The kinds of queries dbplyr
can create when translating from R to BigQuery (or whatever database language you are using) depends on the translations that have been defined between R and BigQuery. I can not find any example that suggests a translation is defined for UNNEST
in the existing dbplyr
package. Reference 1, Reference 2
One work around is to define a custom function, not to do translation within dbplyr
, but as a translator alongside dbplyr
. I have used this approach with success before when I needed PIVOT
in SQL but could not find a translation for tidyr::spread
.
The approach works, because remote tables in dbplyr
are defined by two things: (1) the connection to the remote database, (2) the code/query that returns the current view of the table. Hence once dbplyr
has translated R to BigQuery or SQL it is updating the second half of the definition.

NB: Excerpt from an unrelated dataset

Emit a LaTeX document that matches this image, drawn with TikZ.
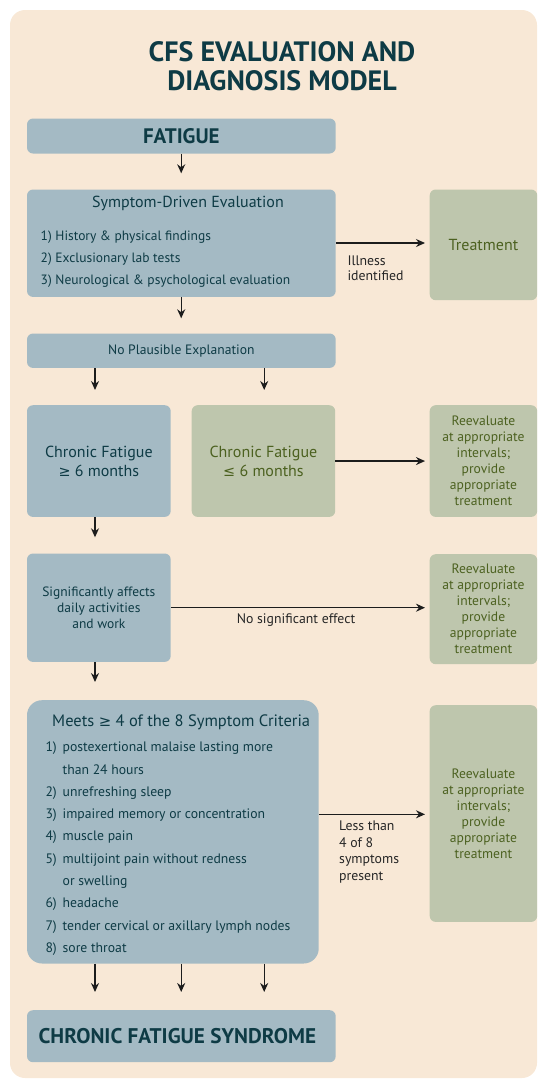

We can do this using a custom function:
unnest <- function(input_tbl, select_columns, array_column, unnested_columns){
# extract connection
db_connection <- input_tbl$src$con
select_columns = paste0(select_columns, collapse = ", ")
unnested_columns = paste0(paste0("un.", unnested_columns), collapse = ", ")
# build SQL unnest query
sql_query <- dbplyr::build_sql(
con = db_connection
,"SELECT ", select_columns, ", ", position, ", ", unnested_columns, "\n"
,"FROM (\n"
,dbplyr::sql_render(input_tbl)
,"\n) AS src\n"
,"CROSS JOIN UNNEST(", array_column, ") AS un WITH OFFSET position"
)
return(dplyr::tbl(db_connection, dbplyr::sql(sql_query)))
}
Note that I am a dbplyr
user, but not a BigQuery user, so my syntax in the above may not be quite perfect. I have followed this question and this one for syntax.
Example use:
remote_table = tbl(bigquery_connection, from = "table_name")
unnested_table = unnest(remote_table, "ID", "array_col", "list")
# check syntax of dbplyr query
unnested_table %>% show_query()
# if this is not a valid bigquery query then next command will error
# view top 10 rows
unnested_table %>% head(10)
If remote_table
looks like:
ID ARRAY_COL
01 list = [a,b,c]
02 list = [d,e]
03 list = [q]
Then unnested_table
should look like:
ID POSITION un.list
01 0 a
01 1 b
01 2 c
02 0 d
02 1 e
03 0 q
And unnested_table %>% show_query()
should look something like:
<SQL>
SELECT *, position, un.list
FROM (
SELECT *
FROM table_name
) AS src
CROSS JOIN UNNEST(ARRAY_COL) AS un WITH OFFSET position
Update to match target query
I am aware of no dbplyr
feature that will translate _TABLE_SUFFIX BETWEEN "20191101" AND "20191102"
easily so you will have to handle this another way - perhaps looping over a list of dates in R.
First step is to get dbplyr
to render the query prior to unnesting. Probably something like:
for(date in c("20191101", "20191102")){
table_name = paste0("bigquery-public-data.google_analytics_sample.ga_sessions_",date)
remote_table = tbl(bigquery_connection, from = table_name)
remote_table = remote_table %>%
filter(! (geoNetwork.networkDomain %like% "%google%")) %>%
select(fullVisitorId, visitId, date, visitStartTime, hits, geoNetwork.networkDomain) %>%
distinct()
}
Calling show_query(remote_table)
should then produce something equivalent to the following. But it will not be exactly identical because dbplyr
writes code differently to humans.
SELECT DISTINCT fullVisitorId, visitId, date, visitStartTime, hits, geoNetwork.networkDomain
FROM 'bigquery-public-data.google_analytics_sample.ga_sessions_20191101'
WHERE NOT(geoNetwork.networkDomain LIKE "%google%")
The second step is to call the custom unnest function"
remote_table = unnest(remote_table,
select_columns = c("fullVisitorId", "visitId", "date", "visitStartTime", "geoNetwork.networkDomain"),
array_column = "hits",
unnested_columns = c("page.pagePath", "time")
)
Calling show_query(remote_table)
should then produce the following:
SELECT fullVisitorId, visitId, date, visitStartTime, geoNetwork.networkDomain, position, un.page.pagePath, un.time,
FROM (
the_query_from_the_first_step
) AS src
CROSS JOIN UNNEST(src.hits) AS un WITH OFFSET position
That is probably as far as I can assist as I do not have a bigquery environment to test this in myself. You may have to adjust the custom unnest
function to get it to exactly match your context. Hopefully the above is enough to get you started.